In many instances, a well thought-out regular expression can convince most non-technical people in the room that you’re a computer genius who’s brain possesses more synapses, forming more bridges and firing more rapidly than anyone’s ever should.
Oh this is so true….
The other day I was working on cleaning up some data with a colleague. We had two simple but common problems with our database, which had a few thousand records, and forty or so variables.
1) We needed to get a subset of data that included means for all numeric values based on a single factor (a factor = a categorical variable used to divide up or group the other data… in this case, species name); and
2) We needed to make sure that blank spaces in this grid were filled with “NA” in order for the statistical software to recognize these blanks as missing data.

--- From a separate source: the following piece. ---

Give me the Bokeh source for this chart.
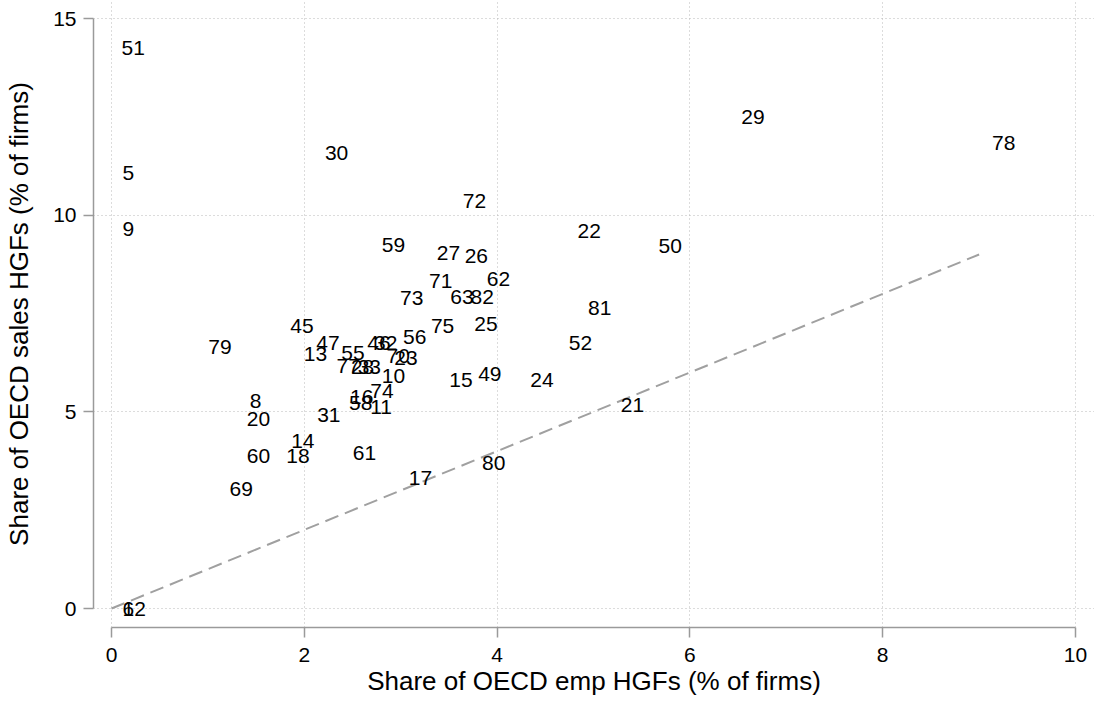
from bokeh.plotting import figure
from bokeh.models import Range1d, FixedTicker, ColumnDataSource
from bokeh.core.properties import value
from bokeh.embed import file_html
from bokeh.resources import INLINE

# industry codes and their shares
codes = ["5", "6", "8", "9", "10", "11", "12", "13", "14", "15", "16", "17", "18",
         "20", "21", "22", "23", "24", "25", "26", "27", "28", "29", "30", "31",
         "32", "33", "45", "46", "47", "49", "50", "51", "52", "55", "56", "58",
         "59", "60", "61", "62", "63", "69", "70", "71", "72", "73", "74", "75",
         "77", "78", "79", "80", "81", "82"]
emp_share = [0.01, 0.01, 1.33, 0.01, 2.70, 2.58, 0.01, 1.89, 1.76, 3.40, 2.37, 2.98, 1.71,
             1.30, 5.18, 4.73, 2.83, 4.24, 3.66, 3.56, 3.27, 2.38, 6.43, 2.11, 2.03,
             2.62, 2.45, 1.75, 2.55, 2.02, 3.70, 5.57, 0.00, 4.64, 2.28, 2.92, 2.36,
             2.70, 1.30, 2.40, 3.79, 3.41, 1.12, 2.75, 3.19, 3.54, 2.89, 2.58, 3.21,
             2.23, 9.03, 0.90, 3.74, 4.84, 3.62]
sales_share = [11.07, 0.00, 5.28, 9.66, 5.90, 5.12, 0.00, 6.46, 4.26, 5.80, 5.39, 3.33, 3.87,
               4.82, 5.18, 9.60, 6.37, 5.80, 7.24, 8.96, 9.03, 6.15, 12.49, 11.57, 4.91,
               6.76, 6.15, 7.17, 6.76, 6.75, 5.96, 9.22, 14.26, 6.75, 6.50, 6.90, 5.22,
               9.24, 3.88, 3.96, 8.37, 7.92, 3.03, 6.41, 8.33, 10.37, 7.90, 5.54, 7.17,
               6.16, 11.84, 6.64, 3.71, 7.65, 7.92]

x_ticks = [0, 2, 4, 6, 8, 10]
y_ticks = [0, 5, 10, 15]
diag_x = [0, 9]
diag_y = [0, 9]

FONT = "Liberation Sans"
AXIS_GREY = "#9a9a9a"

p = figure(width=1094, height=703,
           x_range=Range1d(-0.1867, 10.197), y_range=Range1d(-0.483, 15.458),
           output_backend="svg", toolbar_location=None,
           min_border_left=93, min_border_right=0, min_border_top=0, min_border_bottom=76)
p.outline_line_color = None
p.background_fill_color = "white"
p.border_fill_color = "white"

for ax, ticks, bnds in ((p.xaxis[0], x_ticks, (0, 10)), (p.yaxis[0], y_ticks, (0, 15))):
    ax.ticker = FixedTicker(ticks=ticks)
    ax.bounds = bnds
    ax.axis_line_color = AXIS_GREY
    ax.axis_line_width = 1.5
    ax.major_tick_line_color = AXIS_GREY
    ax.major_tick_line_width = 1.5
    ax.major_tick_out = 10
    ax.major_tick_in = 0
    ax.minor_tick_line_color = None
    ax.major_label_text_font = FONT
    ax.major_label_text_font_size = "21px"
    ax.major_label_text_color = "black"
    ax.axis_label_text_font = FONT
    ax.axis_label_text_font_size = "26px"
    ax.axis_label_text_font_style = "normal"
    ax.axis_label_text_color = "black"

p.xaxis.axis_label = "Share of OECD emp HGFs (% of firms)"
p.yaxis.axis_label = "Share of OECD sales HGFs (% of firms)"
p.xaxis.major_label_standoff = 10
p.xaxis.axis_label_standoff = 1
p.yaxis.major_label_standoff = 7
p.yaxis.axis_label_standoff = 16

p.xgrid.ticker = FixedTicker(ticks=x_ticks)
p.ygrid.ticker = FixedTicker(ticks=y_ticks)
for g in (p.xgrid[0], p.ygrid[0]):
    g.grid_line_color = "#b8b8b8"
    g.grid_line_dash = "1 3"
    g.grid_line_width = 1

p.line(diag_x, diag_y, line_color="#a0a0a0", line_width=2, line_dash="14 7")

src = ColumnDataSource(dict(x=emp_share, y=sales_share, label=codes))
p.text(x="x", y="y", text="label", source=src, x_offset=10,
       text_align="left", text_baseline="middle",
       text_font=value(FONT), text_font_size="21px", text_color="black")

open("out.html", "w").write(file_html(p, INLINE))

Chances are, you’ve had this problem too. Let me tell you how we solved them.
The subtotal problem seems easy. There are two obvious fast ways to do this. One is to use brute force … put the data in a spreadsheet and sort by the factor (in this case ‘species’). Insert a row after each set of species data, and put in formulas to calculate the averages. This option is unacceptable because it is hard work, laborious, error prone, boring, and every time we ‘fix’ the data (finding errors, etc.) we have to recalculate, so any method should be fast and accurate.
The other way is to use the subtotals function on the spreadsheet. Say “we want subtotals of these variables … but make the totals averages … and get a subtotal for each different species….” All commonly used spreadsheets have a subtotal calculation function. Just press the subtotal calculation button and you are done.
This works, but it does not work. You get the subtotals, and you can hide away the raw data and see only the subtotals, but you can’t copy and paste these subtotals, you can’t save the file as only the subtotals, you can’t do anything with these subtotals without the raw data coming along for the ride.
A third way, suggested by my friend Stephanie, is to use lookup expressions in the spreadsheet. As Stephanie notes, however, “It’s better than the brute force option, because I can do it in such a way that it updates when the data does. But it is not elegant. It does, however, inspire some awe.”
Here is how I solved the problem: I created the subtotals and saved the file … with the subtotals … as a comma-separated file (any kind of text file would work). Then I got up a shell, navigated to the directory holding the text file, and typed something like:
grep Result filename.csv > summarydata.txt
The subtotal lines all have the string “Result” in them. So, this one liner which is not even a regular expression (but could be if I wanted it to be) creates a file with only the summary data. You have to go and manually copy and paste the headings from your original data file.
Then, without skipping a beat, I addressed the problem of the missing data. I typed:
sed ‘s/,,/,NA,/g’ summarydata.txt | sed “s/,,/,NA,/g” > summarydatafixed.txt
The data were totally fixed, averages only and all the missing data represented at NA. The output was so perfect and elegant, I’m pretty sure my colleague actually stopped breathing for a moment.
In the above command, I ran the file through the sed command (which changes “,,” to “,NA,”) twice because three commas in a row (representing two missing data items in a row) would change to “,NA,,” because the second comma is eaten by the regular expression and thus not used farther down the line. But twice gets them all.
There is another way to do this without running the data twice, using “lookahead” capacities that are in Perl. The quote above, which I think I will print out and frame and hang on my wall, comes from a blog post by Mike that I think may explain this … but my solution was quicker and remained efficient. I swear to you, everyone in the room thought I was brilliant, and this was a room crammed with scientists, mostly cladists. It is pretty rare to get cladists thinking anyone else is smart.